The math suggests that a second No. 1 seed often loses in the Sweet 16 round and as Figure 6 suggests, the next most likely upset is for No. 4 Florida State to eliminate the Wolverines. The remaining Sweet 16 games would project to go to the highest remaining seed (including MSU losing and Ohio State winning), but I will throw a small veto into the math. I have No. 6 USC upsetting No. 2 Iowa.
In my bracket, this leaves:
- West Regional Final: No. 1 Gonzaga versus No. 6 USC
- South Regional Final: No. 2 Ohio State versus No. 4 Purdue
- Midwest Regional Final: No. 1 Illinois versus No. 2 Houston
- East Regional Final: No. 4 Florida State versus No. 7 UCONN
In general, I think that chalk would prevail here, as is often the case. But, the closest call is the Midwest region final, where Houston would only be a slight underdog to the Illini. As I mentioned in part one, Kenpom data suggests that the three most likely champions are Gonzaga, Illinois, and Houston, and I think that the National Title game will most likely involve two of those three teams.
As for me, I still like the Illini to advance and beat Ohio State (again) in the Final Four. I then see Gonzaga beating the Illini is an exciting finish to the 2021 season.
So, there you have it.

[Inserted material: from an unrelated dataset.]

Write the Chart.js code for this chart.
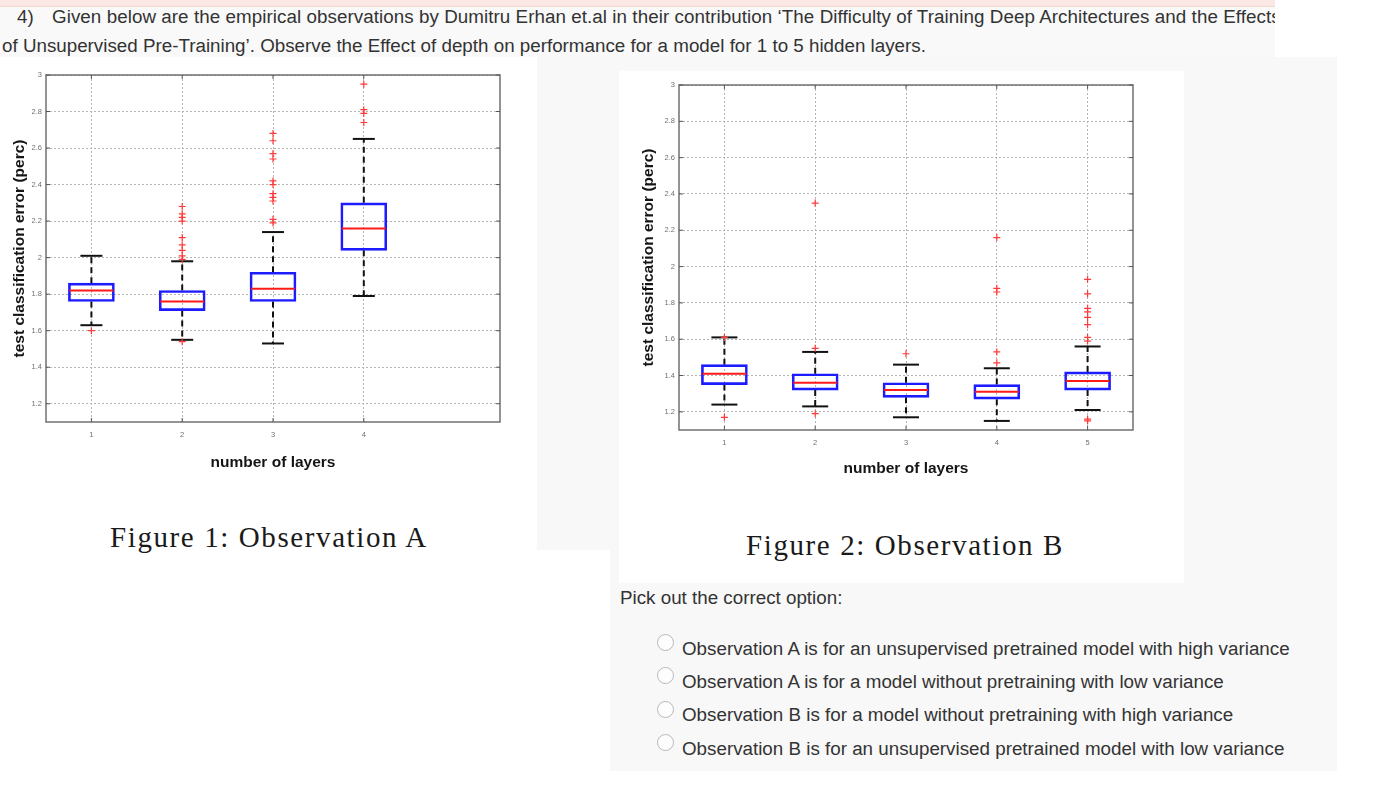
<!DOCTYPE html>
<html>
<head>
<meta charset="utf-8">
<script src="https://cdn.jsdelivr.net/npm/chart.js@4.4.0/dist/chart.umd.min.js"></script>
<style>
  body { margin: 0; width: 1382px; height: 797px; background: #fff; position: relative; overflow: hidden;
         font-family: 'Liberation Sans', Arial, sans-serif; color: #333; }
  .abs { position: absolute; }
  .q { font-size: 18.8px; line-height: 18.8px; white-space: nowrap; }
  .cap { font-family: 'Liberation Serif', 'Times New Roman', serif; font-size: 29px; line-height: 29px;
         letter-spacing: 1.6px; color: #1a1a1a; white-space: nowrap; }
  .radio { width: 15px; height: 15px; border: 1px solid #b8b8b8; border-radius: 50%; background: #fdfdfd; }
</style>
</head>
<body>

<!-- page backgrounds -->
<div class="abs" style="left:0;top:0;width:1275px;height:6px;background:#fbe8e4;border-bottom:1px solid #f4d8d2"></div>
<div class="abs" style="left:0;top:7px;width:1275px;height:50px;background:#f9f9f9"></div>
<div class="abs" style="left:0;top:57px;width:1337px;height:493px;background:#f8f8f8"></div>
<div class="abs" style="left:610px;top:550px;width:727px;height:221px;background:#f8f8f8"></div>

<!-- question text -->
<div class="abs q" style="left:17px;top:8px">4)</div>
<div class="abs q" style="left:52px;top:8px;width:1223px;overflow:hidden;letter-spacing:0.06px">Given below are the empirical observations by Dumitru Erhan et.al in their contribution ‘The Difficulty of Training Deep Architectures and the Effects</div>
<div class="abs q" style="left:2px;top:37px">of Unsupervised Pre-Training’. Observe the Effect of depth on performance for a model for 1 to 5 hidden layers.</div>

<!-- figure A -->
<div class="abs" style="left:0;top:57px;width:537px;height:493px;background:#fff">
  <canvas id="chartA" width="537" height="415"></canvas>
</div>
<div class="abs cap" style="left:110px;top:523px">Figure 1: Observation A</div>

<!-- figure B -->
<div class="abs" style="left:619px;top:71px;width:565px;height:512px;background:#fff">
  <canvas id="chartB" width="565" height="407"></canvas>
</div>
<div class="abs cap" style="left:746px;top:531px">Figure 2: Observation B</div>

<!-- options -->
<div class="abs q" style="left:620px;top:589px">Pick out the correct option:</div>
<div class="abs radio" style="left:657px;top:634px"></div>
<div class="abs radio" style="left:657px;top:667px"></div>
<div class="abs radio" style="left:657px;top:701px"></div>
<div class="abs radio" style="left:657px;top:734px"></div>
<div class="abs q" style="left:682px;top:640px">Observation A is for an unsupervised pretrained model with high variance</div>
<div class="abs q" style="left:682px;top:673px">Observation A is for a model without pretraining with low variance</div>
<div class="abs q" style="left:682px;top:706px">Observation B is for a model without pretraining with high variance</div>
<div class="abs q" style="left:682px;top:740px">Observation B is for an unsupervised pretrained model with low variance</div>

<script>
// ---------- data ----------
const yTicks = [1.2, 1.4, 1.6, 1.8, 2, 2.2, 2.4, 2.6, 2.8, 3];

// Observation A (1 to 4 layers)
const layersA = [1, 2, 3, 4];
const q1A = [1.76, 1.71, 1.76, 2.04];
const medianA = [1.82, 1.76, 1.83, 2.16];
const q3A = [1.86, 1.82, 1.92, 2.30];
const lowerA = [1.63, 1.55, 1.53, 1.79];
const upperA = [2.01, 1.98, 2.14, 2.65];
const outliersA = [
    [1.60],
    [2.28, 2.24, 2.22, 2.20, 2.11, 2.07, 2.04, 2.01, 1.99, 1.54],
    [2.68, 2.64, 2.57, 2.54, 2.42, 2.40, 2.35, 2.33, 2.31, 2.21, 2.19],
    [2.95, 2.81, 2.79, 2.74]
];

// Observation B (1 to 5 layers)
const layersB = [1, 2, 3, 4, 5];
const q1B = [1.35, 1.32, 1.28, 1.27, 1.32];
const medianB = [1.41, 1.36, 1.32, 1.31, 1.37];
const q3B = [1.46, 1.41, 1.36, 1.35, 1.42];
const lowerB = [1.24, 1.23, 1.17, 1.15, 1.21];
const upperB = [1.61, 1.53, 1.46, 1.44, 1.56];
const outliersB = [
    [1.61, 1.17],
    [2.35, 1.55, 1.19],
    [1.52],
    [2.16, 1.88, 1.86, 1.53, 1.47],
    [1.93, 1.85, 1.77, 1.75, 1.72, 1.68, 1.61, 1.59, 1.16, 1.15]
];

const fontFamily = "'Liberation Sans', Arial, sans-serif";

// frame round the plot area plus small inward ticks, matlab style
const framePlugin = {
    id: 'frame',
    beforeDatasetsDraw (chart) {
        const { ctx, chartArea: a, scales } = chart;
        ctx.save();
        ctx.strokeStyle = '#707070';
        ctx.lineWidth = 1.5;
        ctx.strokeRect(a.left, a.top, a.right - a.left, a.bottom - a.top);
        ctx.strokeStyle = '#555';
        ctx.lineWidth = 1;
        ctx.beginPath();
        scales.y.ticks.forEach(function (t) {
            const y = scales.y.getPixelForValue(t.value);
            ctx.moveTo(a.left, y); ctx.lineTo(a.left + 4, y);
            ctx.moveTo(a.right, y); ctx.lineTo(a.right - 4, y);
        });
        scales.x.ticks.forEach(function (t) {
            const x = scales.x.getPixelForValue(t.value);
            ctx.moveTo(x, a.top); ctx.lineTo(x, a.top + 4);
            ctx.moveTo(x, a.bottom); ctx.lineTo(x, a.bottom - 4);
        });
        ctx.stroke();
        ctx.restore();
    }
};

/**
 * build the box plot config from the arrays of one figure
 */
function boxConfig (layers, q1, median, q3, lower, upper, outliers, look) {
    const boxes = layers.map((x, i) => ({ x: x, y: [q1[i], q3[i]] }));
    const medians = layers.map((x, i) => ({ x: x, y: median[i] }));
    const caps = layers.flatMap((x, i) => [{ x: x, y: lower[i] }, { x: x, y: upper[i] }]);
    const whiskers = layers.flatMap((x, i) => [
        { x: x, y: q3[i] }, { x: x, y: upper[i] }, { x: x, y: null },
        { x: x, y: q1[i] }, { x: x, y: lower[i] }, { x: x, y: null }
    ]);
    const outs = layers.flatMap((x, i) => outliers[i].map(v => ({ x: x, y: v })));

    const gridLook = { color: '#b4b4b4', lineWidth: 1, drawTicks: false, offset: false };
    const tickLook = { font: { size: 7.5, family: fontFamily }, color: '#707070' };
    const titleFont = { size: 15.5, weight: 'bold', family: fontFamily };

    return {
        type: 'bar',
        data: {
            datasets: [
                {
                    type: 'bar',
                    data: boxes,
                    backgroundColor: 'rgba(255,255,255,0)',
                    borderColor: '#1c1cff',
                    borderWidth: 2,
                    borderSkipped: false,
                    barThickness: look.boxWidth,
                    order: 3
                },
                {
                    type: 'line',
                    data: whiskers,
                    borderColor: '#111',
                    borderWidth: 2,
                    borderDash: [6, 4],
                    pointRadius: 0,
                    spanGaps: false,
                    order: 4
                },
                {
                    type: 'scatter',
                    data: caps,
                    pointStyle: 'line',
                    pointRadius: look.capWidth / 2,
                    pointBorderColor: '#111',
                    pointBorderWidth: 2,
                    order: 2
                },
                {
                    type: 'scatter',
                    data: medians,
                    pointStyle: 'line',
                    pointRadius: look.boxWidth / 2 - 1,
                    pointBorderColor: '#ff1a1a',
                    pointBorderWidth: 2,
                    order: 1
                },
                {
                    type: 'scatter',
                    data: outs,
                    pointStyle: 'cross',
                    pointRadius: 3.5,
                    pointBorderColor: '#ff3a3a',
                    pointBorderWidth: 1.2,
                    order: 0
                }
            ]
        },
        options: {
            responsive: false,
            animation: false,
            events: [],
            layout: { padding: look.padding, autoPadding: false },
            plugins: { legend: { display: false }, tooltip: { enabled: false } },
            scales: {
                x: {
                    type: 'linear',
                    min: 0.5,
                    max: 5.5,
                    offset: false,
                    afterBuildTicks: s => { s.ticks = layers.map(v => ({ value: v })); },
                    afterFit: s => { s.height = look.xAxisHeight; },
                    grid: gridLook,
                    border: { display: false, dash: [2, 2] },
                    ticks: Object.assign({ padding: look.xTickPad, callback: v => String(v) }, tickLook),
                    title: {
                        display: true,
                        text: 'number of layers',
                        font: titleFont,
                        color: '#151515',
                        padding: { top: look.xTitlePad, bottom: 0 }
                    }
                },
                y: {
                    type: 'linear',
                    min: 1.1,
                    max: 3,
                    afterBuildTicks: s => { s.ticks = yTicks.map(v => ({ value: v })); },
                    afterFit: s => { s.width = look.yAxisWidth; },
                    grid: gridLook,
                    border: { display: false, dash: [2, 2] },
                    ticks: Object.assign({ padding: look.yTickPad, callback: v => String(v) }, tickLook),
                    title: {
                        display: true,
                        text: 'test classification error (perc)',
                        font: titleFont,
                        color: '#151515',
                        padding: { top: look.yTitlePad, bottom: 0 }
                    }
                }
            }
        },
        plugins: [framePlugin]
    };
}

const chartA = new Chart(
    document.getElementById('chartA'),
    boxConfig(layersA, q1A, medianA, q3A, lowerA, upperA, outliersA, {
        boxWidth: 46, capWidth: 22, padding: { left: 0, right: 37, top: 18, bottom: 0 },
        yAxisWidth: 46, xAxisHeight: 50, yTickPad: 4, xTickPad: 8, xTitlePad: 0, yTitlePad: 10
    })
);

const chartB = new Chart(
    document.getElementById('chartB'),
    boxConfig(layersB, q1B, medianB, q3B, lowerB, upperB, outliersB, {
        boxWidth: 46, capWidth: 26, padding: { left: 0, right: 51, top: 14, bottom: 0 },
        yAxisWidth: 60, xAxisHeight: 48, yTickPad: 4, xTickPad: 8, xTitlePad: 2, yTitlePad: 20
    })
);
</script>
</body>
</html>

Based on all the available data, when I turn the mathematical crank, that is the answer that I get. That said, any model and analysis is only as good as the data that feeds it. This year, we have less data than usual, and we simply don’t know what we don’t know.
The last time we had a NCAA Tournament, a similar analysis made some very accurate predictions. There is no guarantee that will happen again in 2021. So, please take everything above with a grain of salt. As I stated in part one, the Madness is predictable, on average. However, 2021 is no average year. But, the Madness is back, and that is all that matters.